北川桃雄君の丹念でできあがった本書、たいていは吾意をえている。だいたいの意向が汲みとられれば、それでよい。

 と原著者序文にあるように、まあ仏教は方便なのやもしれず。もとより不立文字なんだよな。

 中の「禅と剣道」の章で紹介されていた沢庵和尚から柳生但馬守への書簡を孫引き(用字は本書ママ)。

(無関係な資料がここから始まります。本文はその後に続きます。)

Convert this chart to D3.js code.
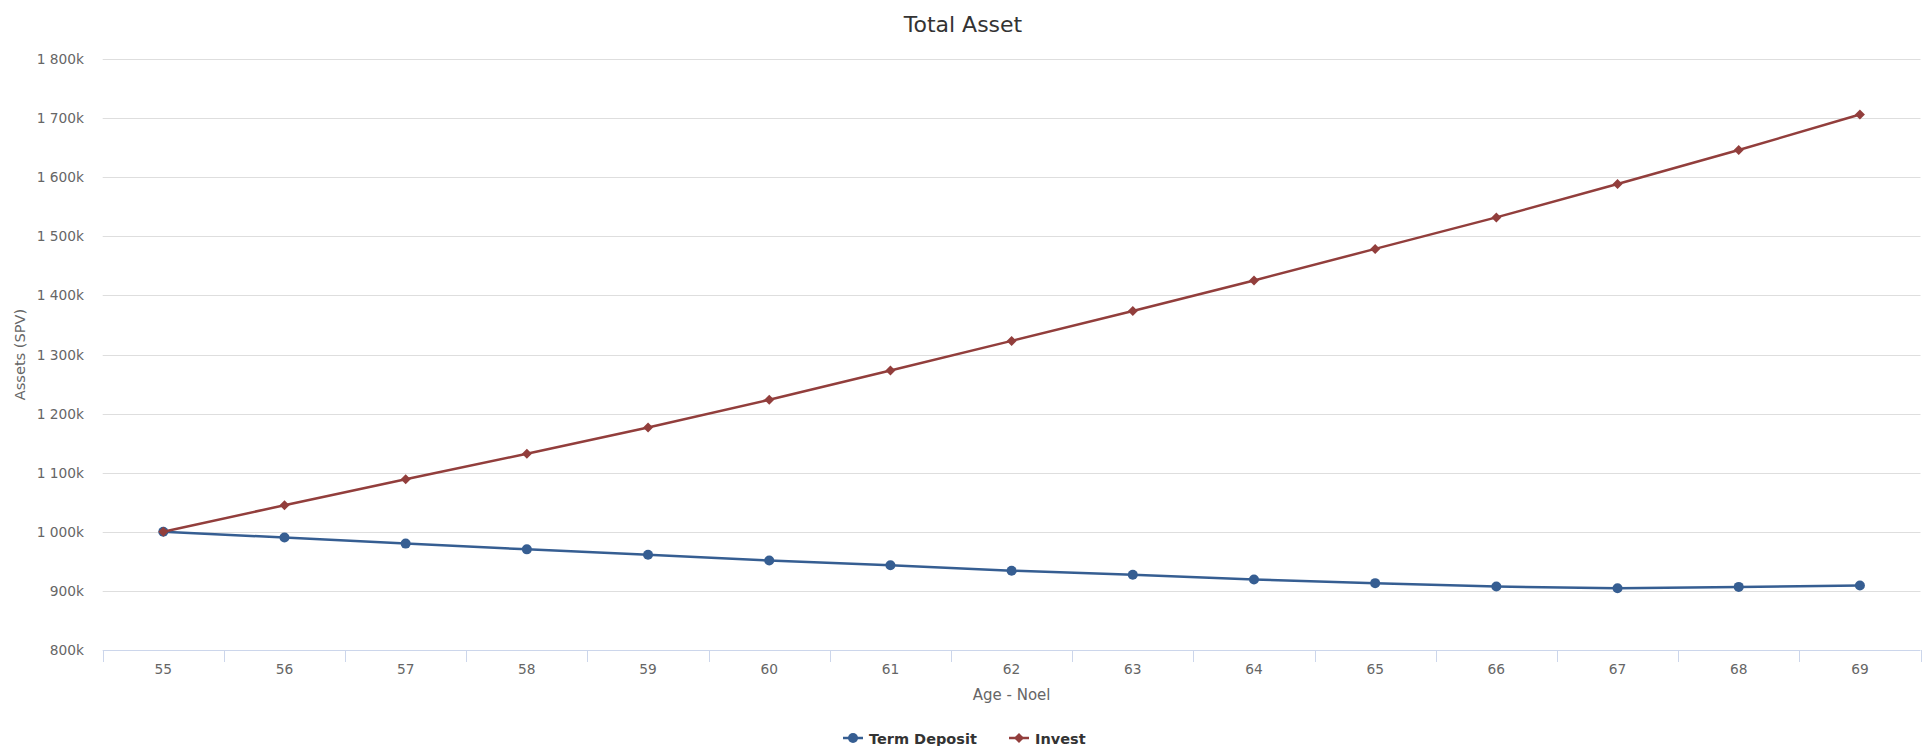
<!DOCTYPE html>
<html>
<head>
<meta charset="utf-8">
<script src="https://cdn.jsdelivr.net/npm/d3@7"></script>
<style>
  html, body { margin: 0; padding: 0; background: #fff; }
  svg { display: block; font-family: "DejaVu Sans", sans-serif; }
</style>
</head>
<body>
<svg id="chart" width="1922" height="746"></svg>
<script>
// ---- data ----
const categories = ["55","56","57","58","59","60","61","62","63","64","65","66","67","68","69"];
const termDeposit = [1000000, 990300, 980000, 970300, 961100, 951400, 943400, 934200, 927400, 919400, 913100, 907400, 904600, 906800, 909100];
const invest = [1000000, 1045000, 1089000, 1132000, 1176500, 1223500, 1273000, 1323000, 1373600, 1425300, 1478700, 1532000, 1588500, 1645900, 1706000];
const yTicks = [800000, 900000, 1000000, 1100000, 1200000, 1300000, 1400000, 1500000, 1600000, 1700000, 1800000];
const seriesNames = ["Term Deposit", "Invest"];
const titleText = "Total Asset";
const xTitle = "Age - Noel";
const yTitle = "Assets (SPV)";

// ---- layout ----
const W = 1922, H = 746;
const plot = { left: 102.7, right: 1920.5, top: 59, bottom: 650 };
const colors = { td: "#365e92", inv: "#923e3c" };

const svg = d3.select("#chart");

const x = d3.scaleBand().domain(categories).range([plot.left, plot.right]).padding(0);
const y = d3.scaleLinear().domain([800000, 1800000]).range([plot.bottom, plot.top]);
const cx = c => x(c) + x.bandwidth() / 2;

const kFmt = d3.formatLocale({ decimal: ".", thousands: " ", grouping: [3], currency: ["", ""] }).format(",");
const fmtY = v => kFmt(v / 1000) + "k";

// title
svg.append("text")
  .attr("x", W / 2 + 2).attr("y", 32)
  .attr("text-anchor", "middle")
  .attr("fill", "#333333")
  .style("font-size", "22px")
  .text(titleText);

// gridlines
svg.append("g").selectAll("line")
  .data(yTicks.filter(v => v !== 800000))
  .join("line")
  .attr("x1", plot.left).attr("x2", plot.right)
  .attr("y1", d => Math.round(y(d)) + 0.5).attr("y2", d => Math.round(y(d)) + 0.5)
  .attr("stroke", "#dedede").attr("stroke-width", 1);

// y labels
svg.append("g").selectAll("text")
  .data(yTicks)
  .join("text")
  .attr("x", 84)
  .attr("y", d => y(d) + 5)
  .attr("text-anchor", "end")
  .attr("fill", "#666666")
  .style("font-size", "13.75px")
  .text(fmtY);

// y title
svg.append("text")
  .attr("transform", `translate(25,${(plot.top + plot.bottom) / 2}) rotate(-90)`)
  .attr("text-anchor", "middle")
  .attr("fill", "#666666")
  .style("font-size", "14.6px")
  .text(yTitle);

// x axis line
svg.append("line")
  .attr("x1", plot.left).attr("x2", plot.right)
  .attr("y1", plot.bottom + 0.5).attr("y2", plot.bottom + 0.5)
  .attr("stroke", "#ccd6eb").attr("stroke-width", 1);

// x tick marks (between categories)
const boundaries = categories.map(c => x(c)).concat([x(categories[categories.length - 1]) + x.bandwidth()]);
svg.append("g").selectAll("line")
  .data(boundaries)
  .join("line")
  .attr("x1", d => Math.round(d) + 0.5).attr("x2", d => Math.round(d) + 0.5)
  .attr("y1", plot.bottom).attr("y2", plot.bottom + 12)
  .attr("stroke", "#ccd6eb").attr("stroke-width", 1);

// x labels
svg.append("g").selectAll("text")
  .data(categories)
  .join("text")
  .attr("x", d => cx(d))
  .attr("y", 674)
  .attr("text-anchor", "middle")
  .attr("fill", "#666666")
  .style("font-size", "13.75px")
  .text(d => d);

// x title
svg.append("text")
  .attr("x", (plot.left + plot.right) / 2)
  .attr("y", 700)
  .attr("text-anchor", "middle")
  .attr("fill", "#666666")
  .style("font-size", "15px")
  .text(xTitle);

// lines
const line = d3.line().x((d, i) => cx(categories[i])).y(d => y(d));

const gTD = svg.append("g");
gTD.append("path").datum(termDeposit)
  .attr("d", line).attr("fill", "none")
  .attr("stroke", colors.td).attr("stroke-width", 2.5)
  .attr("stroke-linejoin", "round").attr("stroke-linecap", "round");
gTD.selectAll("circle").data(termDeposit).join("circle")
  .attr("cx", (d, i) => cx(categories[i])).attr("cy", d => y(d))
  .attr("r", 5).attr("fill", colors.td);

const diamond = (px, py, r) => `M${px},${py - r}L${px + r},${py}L${px},${py + r}L${px - r},${py}Z`;

const gInv = svg.append("g");
gInv.append("path").datum(invest)
  .attr("d", line).attr("fill", "none")
  .attr("stroke", colors.inv).attr("stroke-width", 2.5)
  .attr("stroke-linejoin", "round").attr("stroke-linecap", "round");
gInv.selectAll("path.m").data(invest).join("path")
  .attr("class", "m")
  .attr("d", (d, i) => diamond(cx(categories[i]), y(d), 5))
  .attr("fill", colors.inv);

// legend
const legendY = 738;
const legendItems = [
  { name: seriesNames[0], color: colors.td, sym: "circle", x0: 843 },
  { name: seriesNames[1], color: colors.inv, sym: "diamond", x0: 1009 }
];
const lg = svg.append("g");
legendItems.forEach(it => {
  lg.append("line")
    .attr("x1", it.x0).attr("x2", it.x0 + 20)
    .attr("y1", legendY).attr("y2", legendY)
    .attr("stroke", it.color).attr("stroke-width", 2.5);
  if (it.sym === "circle") {
    lg.append("circle").attr("cx", it.x0 + 10).attr("cy", legendY).attr("r", 5).attr("fill", it.color);
  } else {
    lg.append("path").attr("d", diamond(it.x0 + 10, legendY, 5)).attr("fill", it.color);
  }
  lg.append("text")
    .attr("x", it.x0 + 26).attr("y", legendY + 5.5)
    .attr("fill", "#333333")
    .style("font-size", "14.5px").style("font-weight", "bold")
    .text(it.name);
});
</script>
</body>
</html>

……さて初心の地より修行して不動智の位に至れば、立帰て、往地の初心の位へ落つべき仔細御入り候。貴殿の兵法にて可申候。初心は身に持つ太刀の構へも知らぬものなれば、身に心の止る事もなし。人が打ち候へば、つひ取合うばかりにて、何の心もなし。然る処にさまざまの事を習ひ、身に持つ太刀の取様、心の置所、いろいろの事を教へぬれば、色々の処に心が止り、人を打たんとすれば、兔や角して、殊の外不自由なる事、日を重ね年月をかさね、稽古をするに従ひ、後は身の構へも太刀の取様も、みな心のなくなりて、唯最初の、何もしらず習はぬ時の、心の様になる也。是れ初と終と同じやうになる心持にて、一から十までかぞへまはせば、一と十と隣になり申し候。……

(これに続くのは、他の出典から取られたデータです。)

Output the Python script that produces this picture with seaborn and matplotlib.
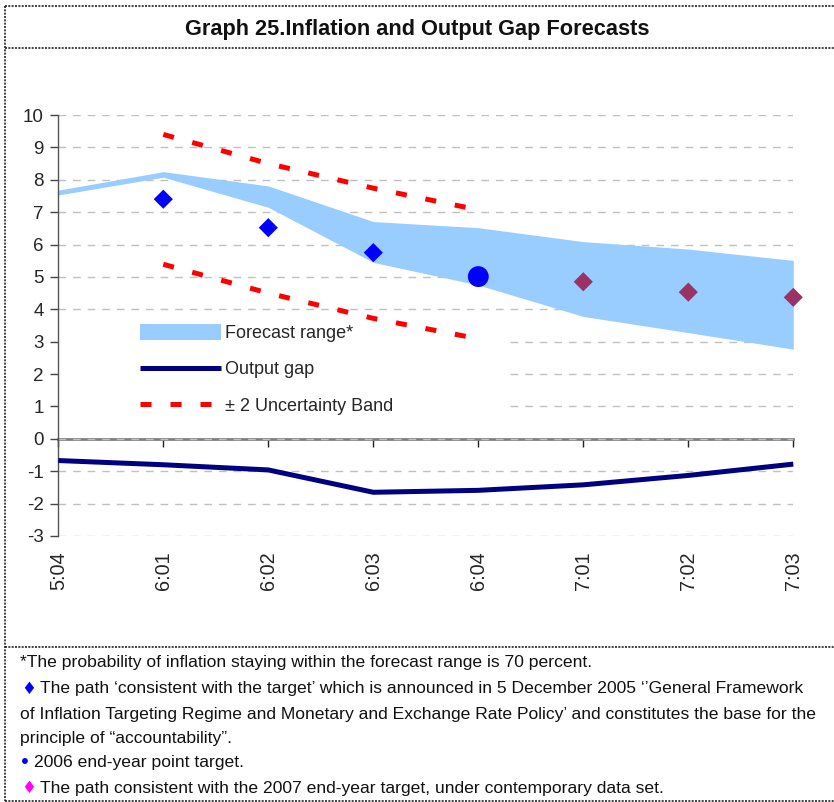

 これ読みながら思い浮かべたことがある。これってこないだこちら(id:rna:20070327:p1)で知ったこちら(id:softether:20070324#p1)の「そのもの、かどうかはわからないけれど、大意は一緒なんじゃないかと。
 ただ、そちらでは「一切努力をしたり、苦労することがなく気楽である」と、発想の転換だけでことがなし得るように書かれているが、その前段階、論理的思考でことを疑う前に、「身に持つ太刀の取様」は習得の必要がある。プログラミングのプの字もわからない俺がパソコンの前に座って、努力せず、論理的に考えず、頭を使わなかったら、ハローワールド一つできない。俺の例は極端でも、やはり「身に持つ太刀の取様」の極めた先に、隣り合った一と十があるのではないだろうか。たとえ、六、七、八といえども、一足飛びに十と隣り合った一には至れない、と。
 さらには、次の点も一致しているように思った。

心を身体のいかなる一部分にも残しておくべきではない。身体のあらゆる部分に心を充せて思ふままに働かせねばならぬ。なにかなすという考えは、心をその一方向に向け、他のすべての方面が等閑にされる。考えるな、思い煩うな、分別を持つな、そうすれば心は至るところに行きわたってその全力が働き、つぎつぎと手近の仕事を成就するであろう。

 これが、「論理的思考の放棄の具体的方法」(id:softether:20070326#p2)に似ているんじゃないかと。禅、そして剣の道では心が「止まる」ことを有害とする。自分の身の一部にも、敵の動きにもとらわれてはならない。とらわれてはならないということにとらわれてもならない。電光石火、間一髮。

 さて、それって本当にあるんだろうか、という疑問もある。凡夫が千手観音をして「なまものじりなる人は、身一つに千の眼が、何しにあるらん、虚言よ。と破り譏る也」という具合だ。俺は何事にも通じるものがないので、あるのかないのかわからん。わからんが、沢庵和尚であれ、柳生宗矩であれ、登大遊さんであれ、通じた人が似たようなことを言う(登さん、上のリンク先以外一切どんな人か存じ上げないのだけれど、その道で有名な人らしいので)。おおもとを禅としていいのかどうか知らんけれども、禅剣一如のようなものは、あらゆる分野にもあるだろう。だから、どうもやっぱり道をきわめたところに通ずるなにかはあるんじゃねえかって、そう思っておこうと思うのであったりするのであった。